» DIRECTIONS: Collect all lines from the listing that include the string "this".

» Figure scripts:
########
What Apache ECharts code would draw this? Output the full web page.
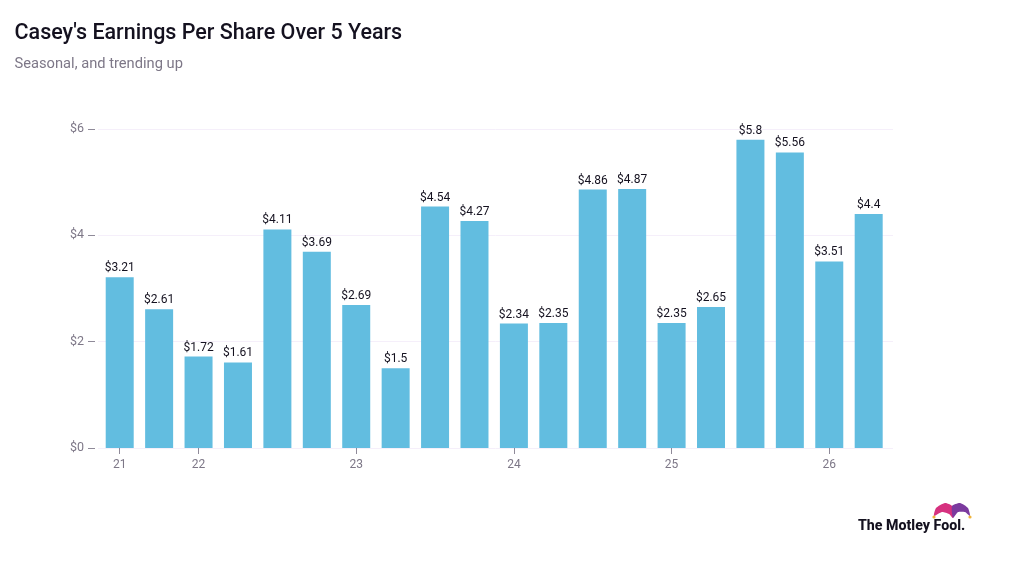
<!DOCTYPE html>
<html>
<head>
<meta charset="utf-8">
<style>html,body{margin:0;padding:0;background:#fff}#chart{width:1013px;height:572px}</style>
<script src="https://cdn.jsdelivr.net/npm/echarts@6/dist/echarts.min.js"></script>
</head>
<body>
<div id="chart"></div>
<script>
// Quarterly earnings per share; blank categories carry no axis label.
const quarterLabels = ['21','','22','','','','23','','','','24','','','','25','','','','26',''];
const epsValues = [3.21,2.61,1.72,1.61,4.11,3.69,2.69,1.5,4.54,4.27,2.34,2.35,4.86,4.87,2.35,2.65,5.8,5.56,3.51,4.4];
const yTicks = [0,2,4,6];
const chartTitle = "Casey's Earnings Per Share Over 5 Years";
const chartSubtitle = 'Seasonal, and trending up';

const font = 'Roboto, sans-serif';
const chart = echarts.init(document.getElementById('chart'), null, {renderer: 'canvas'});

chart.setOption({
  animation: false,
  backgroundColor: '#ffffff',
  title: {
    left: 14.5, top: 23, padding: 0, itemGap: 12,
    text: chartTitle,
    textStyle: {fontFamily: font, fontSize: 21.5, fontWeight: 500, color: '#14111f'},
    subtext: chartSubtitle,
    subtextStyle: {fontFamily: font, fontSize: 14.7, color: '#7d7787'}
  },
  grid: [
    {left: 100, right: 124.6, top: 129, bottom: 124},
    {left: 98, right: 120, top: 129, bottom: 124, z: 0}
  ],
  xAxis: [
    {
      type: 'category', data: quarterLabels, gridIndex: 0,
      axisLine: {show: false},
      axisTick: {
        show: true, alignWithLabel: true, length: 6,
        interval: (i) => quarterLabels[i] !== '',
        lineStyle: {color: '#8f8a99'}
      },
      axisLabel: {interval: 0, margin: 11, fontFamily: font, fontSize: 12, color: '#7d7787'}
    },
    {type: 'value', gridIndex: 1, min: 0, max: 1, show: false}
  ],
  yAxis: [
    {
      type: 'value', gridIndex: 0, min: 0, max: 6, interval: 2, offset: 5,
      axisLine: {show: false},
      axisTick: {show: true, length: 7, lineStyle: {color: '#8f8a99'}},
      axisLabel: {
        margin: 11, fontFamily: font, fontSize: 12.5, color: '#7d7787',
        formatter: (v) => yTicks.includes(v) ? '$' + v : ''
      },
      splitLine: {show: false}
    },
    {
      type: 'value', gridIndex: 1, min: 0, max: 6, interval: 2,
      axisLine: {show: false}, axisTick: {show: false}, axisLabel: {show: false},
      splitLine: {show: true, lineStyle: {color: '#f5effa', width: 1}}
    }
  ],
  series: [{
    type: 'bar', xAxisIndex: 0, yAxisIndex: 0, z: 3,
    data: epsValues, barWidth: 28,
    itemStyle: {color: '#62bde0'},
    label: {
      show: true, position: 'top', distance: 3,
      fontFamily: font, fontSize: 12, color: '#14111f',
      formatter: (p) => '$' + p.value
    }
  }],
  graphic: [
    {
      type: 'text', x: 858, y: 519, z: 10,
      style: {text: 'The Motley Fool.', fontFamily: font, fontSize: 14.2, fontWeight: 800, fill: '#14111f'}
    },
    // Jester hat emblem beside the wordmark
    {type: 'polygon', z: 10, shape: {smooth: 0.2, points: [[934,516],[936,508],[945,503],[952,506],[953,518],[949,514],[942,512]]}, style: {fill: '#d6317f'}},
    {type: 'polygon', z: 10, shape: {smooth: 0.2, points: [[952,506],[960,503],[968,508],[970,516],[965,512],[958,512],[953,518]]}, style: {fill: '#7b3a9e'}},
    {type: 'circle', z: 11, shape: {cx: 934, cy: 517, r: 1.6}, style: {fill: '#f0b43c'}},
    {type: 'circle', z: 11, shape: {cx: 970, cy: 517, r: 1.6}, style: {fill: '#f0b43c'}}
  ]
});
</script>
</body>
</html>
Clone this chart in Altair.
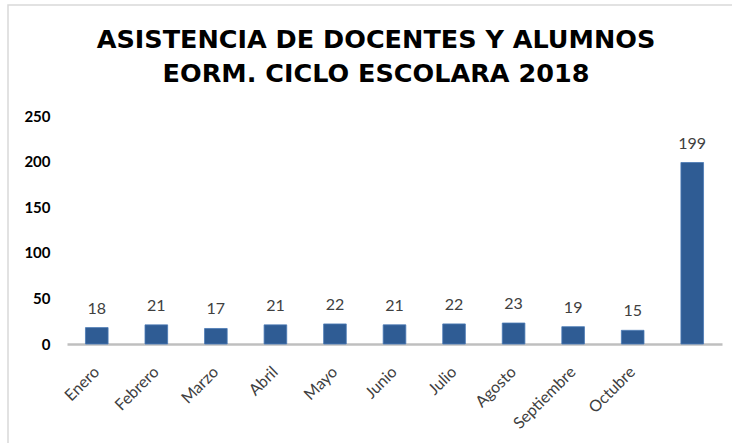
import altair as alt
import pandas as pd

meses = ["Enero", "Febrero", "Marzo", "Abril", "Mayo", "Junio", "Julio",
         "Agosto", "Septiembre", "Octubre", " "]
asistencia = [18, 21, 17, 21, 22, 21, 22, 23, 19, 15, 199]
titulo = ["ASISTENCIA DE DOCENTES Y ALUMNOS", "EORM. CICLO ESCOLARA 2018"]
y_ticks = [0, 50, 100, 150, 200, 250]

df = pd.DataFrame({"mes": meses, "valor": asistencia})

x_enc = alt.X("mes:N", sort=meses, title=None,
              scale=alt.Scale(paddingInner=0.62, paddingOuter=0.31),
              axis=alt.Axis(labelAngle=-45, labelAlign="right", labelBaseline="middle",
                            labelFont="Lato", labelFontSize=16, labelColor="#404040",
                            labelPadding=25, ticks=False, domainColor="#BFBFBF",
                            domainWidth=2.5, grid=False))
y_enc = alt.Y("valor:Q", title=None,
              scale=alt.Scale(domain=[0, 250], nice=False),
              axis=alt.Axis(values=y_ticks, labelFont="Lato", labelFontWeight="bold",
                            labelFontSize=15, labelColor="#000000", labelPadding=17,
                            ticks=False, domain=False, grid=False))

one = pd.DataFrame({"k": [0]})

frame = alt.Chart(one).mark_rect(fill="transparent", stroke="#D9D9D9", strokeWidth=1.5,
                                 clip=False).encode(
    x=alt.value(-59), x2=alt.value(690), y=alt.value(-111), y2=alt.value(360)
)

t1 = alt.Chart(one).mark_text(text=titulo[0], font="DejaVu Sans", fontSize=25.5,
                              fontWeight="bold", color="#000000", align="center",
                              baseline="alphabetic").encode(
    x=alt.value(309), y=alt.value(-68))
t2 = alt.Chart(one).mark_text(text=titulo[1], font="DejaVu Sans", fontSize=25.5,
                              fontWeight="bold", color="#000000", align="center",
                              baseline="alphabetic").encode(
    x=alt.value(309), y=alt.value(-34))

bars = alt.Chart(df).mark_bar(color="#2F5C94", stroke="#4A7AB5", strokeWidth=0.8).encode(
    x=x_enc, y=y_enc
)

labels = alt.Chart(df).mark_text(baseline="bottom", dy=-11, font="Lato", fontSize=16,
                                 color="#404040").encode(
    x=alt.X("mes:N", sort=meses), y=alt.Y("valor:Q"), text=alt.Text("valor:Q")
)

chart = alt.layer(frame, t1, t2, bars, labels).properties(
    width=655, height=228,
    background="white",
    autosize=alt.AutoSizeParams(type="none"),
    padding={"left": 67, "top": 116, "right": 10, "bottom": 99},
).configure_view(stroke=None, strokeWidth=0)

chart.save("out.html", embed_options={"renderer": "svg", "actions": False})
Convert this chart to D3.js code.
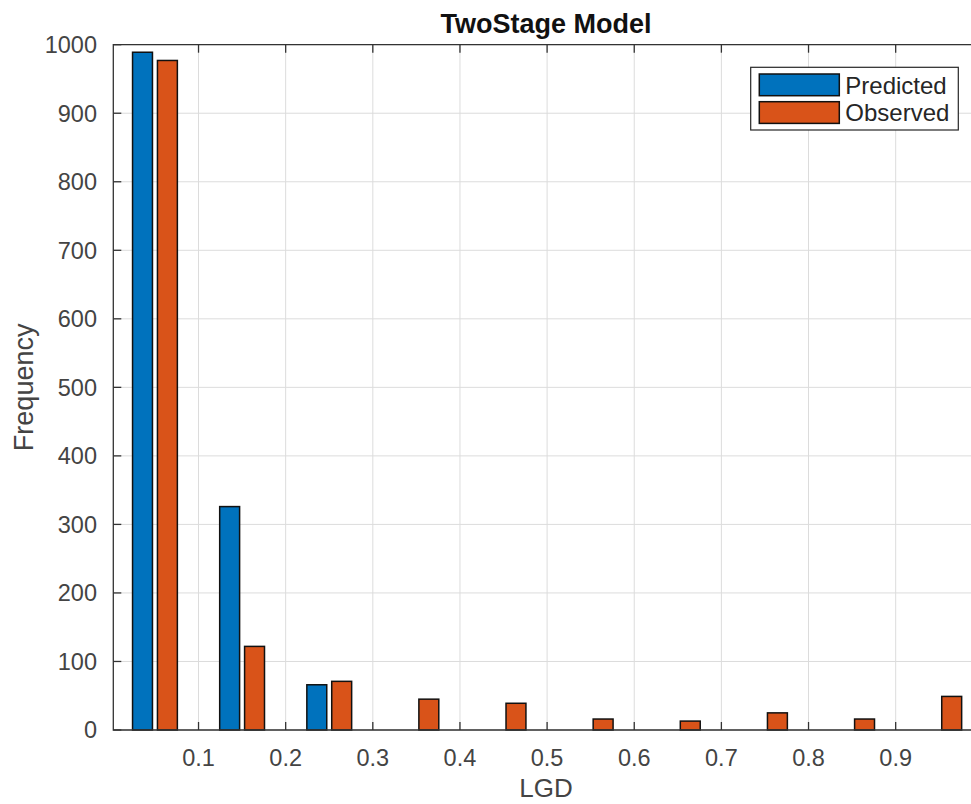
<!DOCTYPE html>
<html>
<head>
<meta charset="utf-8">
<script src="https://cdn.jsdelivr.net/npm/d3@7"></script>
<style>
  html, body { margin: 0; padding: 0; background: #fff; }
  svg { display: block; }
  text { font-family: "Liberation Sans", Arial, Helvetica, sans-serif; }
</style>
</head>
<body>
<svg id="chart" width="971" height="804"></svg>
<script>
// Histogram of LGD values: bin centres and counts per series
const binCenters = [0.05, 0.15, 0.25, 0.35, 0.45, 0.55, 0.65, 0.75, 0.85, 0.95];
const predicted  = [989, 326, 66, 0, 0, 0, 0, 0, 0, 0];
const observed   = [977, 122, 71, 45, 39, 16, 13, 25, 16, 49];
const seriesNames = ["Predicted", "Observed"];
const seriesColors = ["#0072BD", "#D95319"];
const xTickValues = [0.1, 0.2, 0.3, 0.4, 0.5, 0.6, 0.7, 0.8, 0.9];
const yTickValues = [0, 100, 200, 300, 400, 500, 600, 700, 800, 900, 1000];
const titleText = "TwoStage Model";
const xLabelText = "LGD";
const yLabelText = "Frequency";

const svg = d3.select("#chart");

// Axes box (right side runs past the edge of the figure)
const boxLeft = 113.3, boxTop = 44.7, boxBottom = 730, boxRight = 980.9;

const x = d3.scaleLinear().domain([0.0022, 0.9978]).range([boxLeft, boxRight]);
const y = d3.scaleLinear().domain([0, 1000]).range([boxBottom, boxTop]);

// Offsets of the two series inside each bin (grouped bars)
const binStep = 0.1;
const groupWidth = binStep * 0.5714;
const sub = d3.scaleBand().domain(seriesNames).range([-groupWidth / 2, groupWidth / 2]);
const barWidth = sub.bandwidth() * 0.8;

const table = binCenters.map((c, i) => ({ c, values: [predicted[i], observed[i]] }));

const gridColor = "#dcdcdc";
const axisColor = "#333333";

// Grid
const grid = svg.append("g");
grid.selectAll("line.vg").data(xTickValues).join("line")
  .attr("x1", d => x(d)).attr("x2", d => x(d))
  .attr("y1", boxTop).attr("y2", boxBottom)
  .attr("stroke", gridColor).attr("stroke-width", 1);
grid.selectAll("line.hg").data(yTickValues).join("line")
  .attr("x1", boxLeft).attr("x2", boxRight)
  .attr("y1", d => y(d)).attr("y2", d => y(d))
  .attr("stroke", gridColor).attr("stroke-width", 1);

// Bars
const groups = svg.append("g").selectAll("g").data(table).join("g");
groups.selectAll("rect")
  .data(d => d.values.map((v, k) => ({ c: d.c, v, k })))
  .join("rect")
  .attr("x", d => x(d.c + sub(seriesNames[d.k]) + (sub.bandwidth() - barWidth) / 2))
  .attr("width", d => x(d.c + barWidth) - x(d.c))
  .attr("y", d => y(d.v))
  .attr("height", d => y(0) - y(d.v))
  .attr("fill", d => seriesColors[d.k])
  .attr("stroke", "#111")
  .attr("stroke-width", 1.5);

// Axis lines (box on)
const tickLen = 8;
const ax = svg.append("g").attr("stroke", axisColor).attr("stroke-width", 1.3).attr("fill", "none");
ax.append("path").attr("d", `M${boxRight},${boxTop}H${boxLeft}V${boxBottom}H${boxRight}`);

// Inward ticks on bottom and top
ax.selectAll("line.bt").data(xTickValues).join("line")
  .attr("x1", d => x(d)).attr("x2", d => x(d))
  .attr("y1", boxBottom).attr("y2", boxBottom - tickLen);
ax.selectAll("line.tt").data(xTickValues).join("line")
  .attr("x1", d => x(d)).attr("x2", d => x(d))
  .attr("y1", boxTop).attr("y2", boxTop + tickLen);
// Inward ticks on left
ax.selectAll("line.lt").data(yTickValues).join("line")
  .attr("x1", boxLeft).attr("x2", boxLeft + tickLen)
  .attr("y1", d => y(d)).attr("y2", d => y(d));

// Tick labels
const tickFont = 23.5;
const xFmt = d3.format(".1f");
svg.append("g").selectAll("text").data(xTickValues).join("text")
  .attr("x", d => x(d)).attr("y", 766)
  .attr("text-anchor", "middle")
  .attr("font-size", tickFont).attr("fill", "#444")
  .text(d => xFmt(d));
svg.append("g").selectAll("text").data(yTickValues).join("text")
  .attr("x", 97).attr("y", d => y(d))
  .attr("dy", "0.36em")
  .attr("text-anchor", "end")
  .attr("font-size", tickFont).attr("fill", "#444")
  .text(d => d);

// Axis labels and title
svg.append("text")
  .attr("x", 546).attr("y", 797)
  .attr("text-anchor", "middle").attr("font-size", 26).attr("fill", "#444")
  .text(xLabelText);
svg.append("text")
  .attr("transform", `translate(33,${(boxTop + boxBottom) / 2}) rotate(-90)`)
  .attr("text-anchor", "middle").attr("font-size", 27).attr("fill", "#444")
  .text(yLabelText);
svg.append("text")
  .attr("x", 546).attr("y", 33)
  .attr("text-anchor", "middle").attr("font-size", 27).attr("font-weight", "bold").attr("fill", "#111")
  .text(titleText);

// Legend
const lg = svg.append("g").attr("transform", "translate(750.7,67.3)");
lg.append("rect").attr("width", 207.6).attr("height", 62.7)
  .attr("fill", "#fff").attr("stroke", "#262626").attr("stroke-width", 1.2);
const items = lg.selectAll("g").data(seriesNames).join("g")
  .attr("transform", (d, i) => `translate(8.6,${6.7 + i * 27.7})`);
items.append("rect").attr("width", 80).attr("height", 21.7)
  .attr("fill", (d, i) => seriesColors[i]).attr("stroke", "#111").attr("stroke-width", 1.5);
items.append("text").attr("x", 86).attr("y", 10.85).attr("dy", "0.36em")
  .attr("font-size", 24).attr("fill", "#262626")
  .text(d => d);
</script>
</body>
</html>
########
» EXERCISE RESPONSE:
What Apache ECharts code would draw this? Output the full web page.
Clone this chart in Altair.
Convert this chart to D3.js code.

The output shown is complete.